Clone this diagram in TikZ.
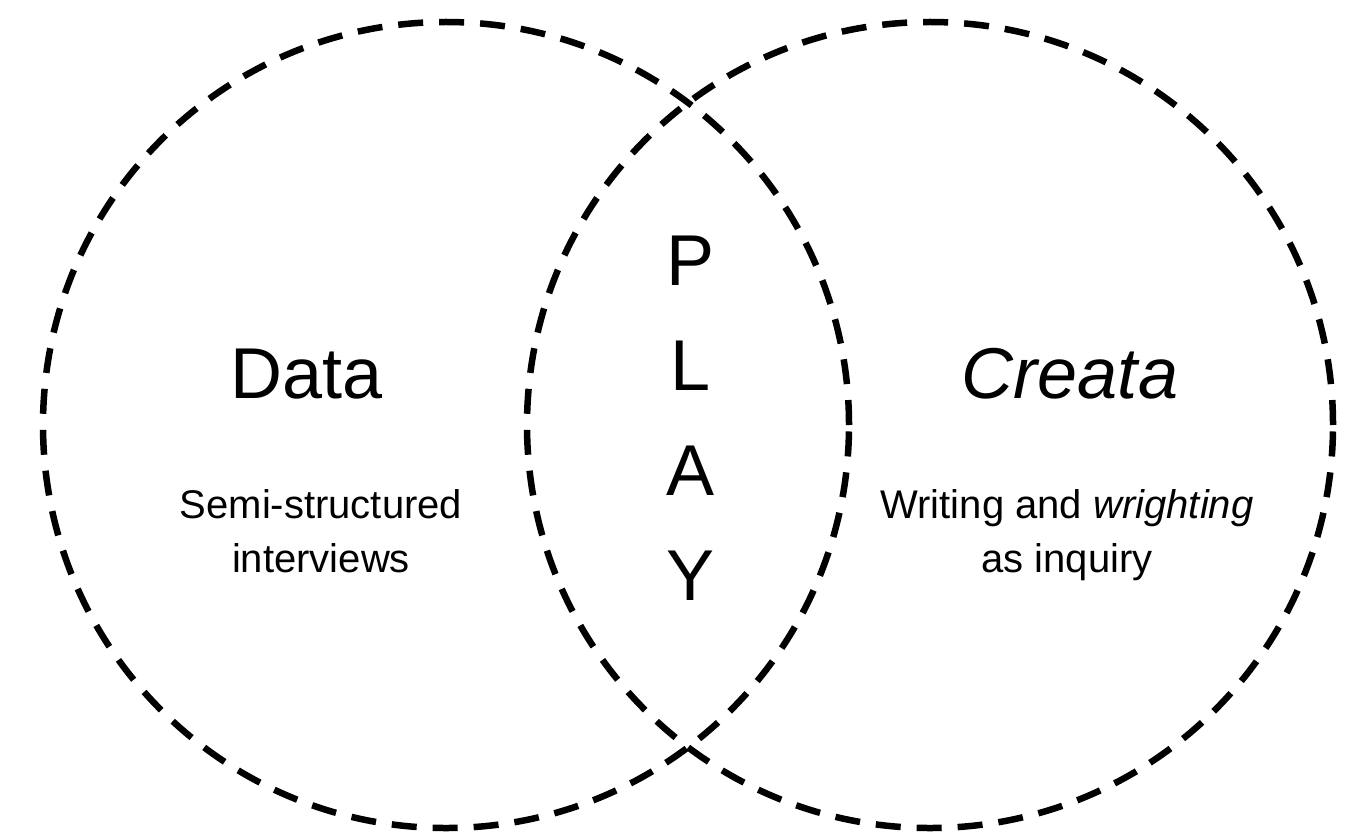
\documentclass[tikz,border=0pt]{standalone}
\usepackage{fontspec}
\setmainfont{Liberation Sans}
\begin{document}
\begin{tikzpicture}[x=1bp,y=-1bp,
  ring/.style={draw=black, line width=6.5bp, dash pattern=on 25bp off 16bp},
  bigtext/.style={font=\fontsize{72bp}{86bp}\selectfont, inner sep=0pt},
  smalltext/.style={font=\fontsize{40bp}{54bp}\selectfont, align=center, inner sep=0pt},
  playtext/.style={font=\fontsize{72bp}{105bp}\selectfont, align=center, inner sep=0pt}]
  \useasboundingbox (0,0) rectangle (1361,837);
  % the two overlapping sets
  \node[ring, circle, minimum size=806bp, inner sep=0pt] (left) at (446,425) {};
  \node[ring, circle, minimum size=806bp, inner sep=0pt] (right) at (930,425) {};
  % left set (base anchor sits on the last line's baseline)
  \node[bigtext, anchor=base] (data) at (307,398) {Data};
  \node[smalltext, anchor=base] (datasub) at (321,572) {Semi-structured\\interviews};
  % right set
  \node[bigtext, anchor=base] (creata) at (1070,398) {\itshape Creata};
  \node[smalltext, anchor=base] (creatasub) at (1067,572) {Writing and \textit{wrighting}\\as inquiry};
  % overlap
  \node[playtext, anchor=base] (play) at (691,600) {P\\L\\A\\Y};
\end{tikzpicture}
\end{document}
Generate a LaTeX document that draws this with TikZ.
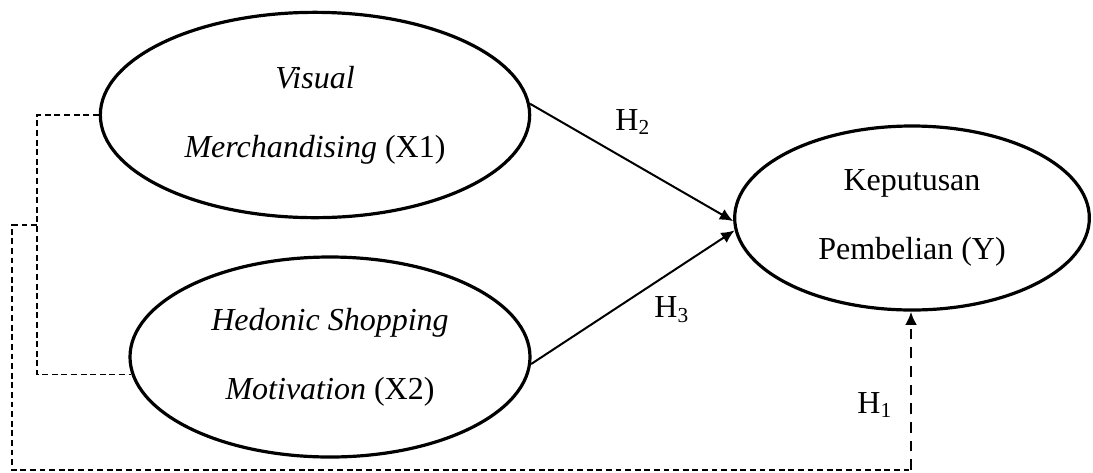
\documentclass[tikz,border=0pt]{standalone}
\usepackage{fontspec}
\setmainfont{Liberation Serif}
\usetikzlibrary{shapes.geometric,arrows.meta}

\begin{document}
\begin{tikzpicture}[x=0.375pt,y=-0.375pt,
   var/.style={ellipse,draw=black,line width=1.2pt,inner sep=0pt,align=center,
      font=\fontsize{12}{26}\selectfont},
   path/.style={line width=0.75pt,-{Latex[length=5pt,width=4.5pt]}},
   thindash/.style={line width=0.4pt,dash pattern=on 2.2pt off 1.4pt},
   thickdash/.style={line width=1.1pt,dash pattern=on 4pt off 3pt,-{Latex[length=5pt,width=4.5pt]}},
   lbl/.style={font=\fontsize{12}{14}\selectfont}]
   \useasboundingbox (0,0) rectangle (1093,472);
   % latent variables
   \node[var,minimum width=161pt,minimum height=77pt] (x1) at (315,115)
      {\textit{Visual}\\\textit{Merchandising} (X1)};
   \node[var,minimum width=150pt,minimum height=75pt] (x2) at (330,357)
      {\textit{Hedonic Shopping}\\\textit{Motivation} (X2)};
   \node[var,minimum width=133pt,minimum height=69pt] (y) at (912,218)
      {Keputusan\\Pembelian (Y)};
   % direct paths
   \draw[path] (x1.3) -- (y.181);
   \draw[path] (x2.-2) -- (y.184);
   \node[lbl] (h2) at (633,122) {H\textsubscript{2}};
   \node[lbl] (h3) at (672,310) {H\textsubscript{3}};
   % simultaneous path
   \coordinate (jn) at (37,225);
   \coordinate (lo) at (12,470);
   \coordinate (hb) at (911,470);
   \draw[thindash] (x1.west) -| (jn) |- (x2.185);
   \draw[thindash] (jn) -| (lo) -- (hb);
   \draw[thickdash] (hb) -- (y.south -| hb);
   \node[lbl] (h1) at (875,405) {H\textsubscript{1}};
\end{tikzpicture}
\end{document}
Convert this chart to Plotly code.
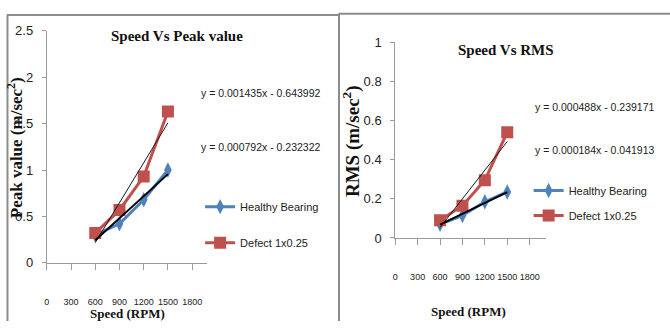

────────────────────

Go through the records and gather the lines that hold "this".

Clone this diagram in TikZ.
Generate a LaTeX document that draws this with TikZ.
Convert this chart to Plotly code.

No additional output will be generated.